A letter to British Prime Minister Theresa May and European Commission President Jean-Claude-Juncker signed by 29 Nobel Laureates and six winners of the Fields medal, says science needs "the flow of people and ideas across borders.”
"The challenges we face must be tackled in a manner that benefits everyone and those challenges are better faced together. Only a deal which allows the closest possible cooperation between the UK and the EU, now and in the future, will make that possible," the scientists say.
The letter’s signatories include biologist Venki Ramakrishnan, president of the Royal Society, and Christiane Nüsslein-Volhard, director at the Max Planck Institute for Developmental Biology until 2015.
The statement comes as the UK approaches its deadline for leaving the EU on 29 March 2019 – and coincides with the publication of a staff survey at Europe's biggest biomedical research centre, the Francis Crick Institute in London, which reveals only 10 per cent of its 1,000-plus researchers feel confident in the future of UK science.
Only four per cent of Crick staff think the government is committed to getting a good deal for science, while only three per cent think the scientific community is being listened to.

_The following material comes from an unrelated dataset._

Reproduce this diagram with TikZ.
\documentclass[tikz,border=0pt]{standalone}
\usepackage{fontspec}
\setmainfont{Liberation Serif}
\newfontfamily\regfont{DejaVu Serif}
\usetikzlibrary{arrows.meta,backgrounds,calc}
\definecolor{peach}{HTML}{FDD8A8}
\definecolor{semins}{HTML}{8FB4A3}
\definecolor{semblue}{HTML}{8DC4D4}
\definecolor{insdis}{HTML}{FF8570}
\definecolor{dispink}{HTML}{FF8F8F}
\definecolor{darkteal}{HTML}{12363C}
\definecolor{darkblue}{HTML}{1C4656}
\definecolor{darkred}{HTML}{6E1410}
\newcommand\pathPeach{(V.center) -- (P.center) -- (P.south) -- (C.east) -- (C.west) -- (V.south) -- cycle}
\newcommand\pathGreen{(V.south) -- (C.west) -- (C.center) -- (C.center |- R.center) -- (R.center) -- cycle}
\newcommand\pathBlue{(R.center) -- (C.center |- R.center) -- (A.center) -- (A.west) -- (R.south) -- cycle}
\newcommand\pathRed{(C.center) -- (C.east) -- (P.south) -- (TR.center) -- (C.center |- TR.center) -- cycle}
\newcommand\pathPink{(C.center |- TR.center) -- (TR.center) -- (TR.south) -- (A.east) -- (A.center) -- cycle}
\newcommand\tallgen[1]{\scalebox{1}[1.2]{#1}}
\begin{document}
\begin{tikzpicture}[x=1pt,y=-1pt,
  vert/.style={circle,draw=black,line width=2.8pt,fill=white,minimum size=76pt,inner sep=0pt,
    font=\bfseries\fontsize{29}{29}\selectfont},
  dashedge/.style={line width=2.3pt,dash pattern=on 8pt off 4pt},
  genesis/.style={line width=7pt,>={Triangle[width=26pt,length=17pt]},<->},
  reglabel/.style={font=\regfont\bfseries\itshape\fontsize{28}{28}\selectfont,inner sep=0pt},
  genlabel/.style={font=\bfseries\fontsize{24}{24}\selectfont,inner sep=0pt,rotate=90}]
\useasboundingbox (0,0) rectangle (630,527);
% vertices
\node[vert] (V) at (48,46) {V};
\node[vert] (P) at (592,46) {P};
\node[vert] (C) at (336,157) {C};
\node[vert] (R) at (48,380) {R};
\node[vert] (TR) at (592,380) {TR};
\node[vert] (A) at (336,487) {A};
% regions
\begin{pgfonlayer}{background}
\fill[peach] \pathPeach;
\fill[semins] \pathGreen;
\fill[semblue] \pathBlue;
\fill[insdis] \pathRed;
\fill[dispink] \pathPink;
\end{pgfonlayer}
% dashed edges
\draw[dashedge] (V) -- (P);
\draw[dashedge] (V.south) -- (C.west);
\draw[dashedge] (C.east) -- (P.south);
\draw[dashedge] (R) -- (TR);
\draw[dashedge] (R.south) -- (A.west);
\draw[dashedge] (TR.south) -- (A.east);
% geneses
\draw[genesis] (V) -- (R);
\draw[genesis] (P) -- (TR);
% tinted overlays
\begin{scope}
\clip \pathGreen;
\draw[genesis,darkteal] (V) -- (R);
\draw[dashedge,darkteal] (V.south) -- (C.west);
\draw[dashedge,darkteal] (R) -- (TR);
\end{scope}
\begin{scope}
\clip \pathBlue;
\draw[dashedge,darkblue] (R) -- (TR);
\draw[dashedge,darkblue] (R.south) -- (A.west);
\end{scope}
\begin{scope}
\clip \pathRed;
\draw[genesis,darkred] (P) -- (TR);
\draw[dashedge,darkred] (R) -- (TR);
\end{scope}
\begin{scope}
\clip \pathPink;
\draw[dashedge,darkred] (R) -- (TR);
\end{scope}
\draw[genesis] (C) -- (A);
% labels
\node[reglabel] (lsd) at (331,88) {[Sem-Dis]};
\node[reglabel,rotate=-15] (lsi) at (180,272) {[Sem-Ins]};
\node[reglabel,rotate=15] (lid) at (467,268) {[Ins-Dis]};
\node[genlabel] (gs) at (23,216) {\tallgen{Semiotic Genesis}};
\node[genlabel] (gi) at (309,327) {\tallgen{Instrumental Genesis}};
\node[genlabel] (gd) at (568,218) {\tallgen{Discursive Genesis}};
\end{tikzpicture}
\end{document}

A full 97 per cent believe a hard Brexit would be bad for UK science and 82 per cent thought it would have a detrimental effect on European science. Forty per cent of Crick researchers are EU-27 nationals.
A clean break from the EU would “cripple UK science and the government needs to sit up and listen,” said Crick Director Paul Nurse, one of the signatories of the letter. “We need a deal that replaces the science funding lost because of Brexit, that preserves freedom of movement for talented scientists, and that makes them feel welcome in this country.”
EU funds account for almost £5 million a year for the Crick annual budget.
The UK government wants to be part of future EU research programmes, although access terms offered in the future are expected to be less privileged than before.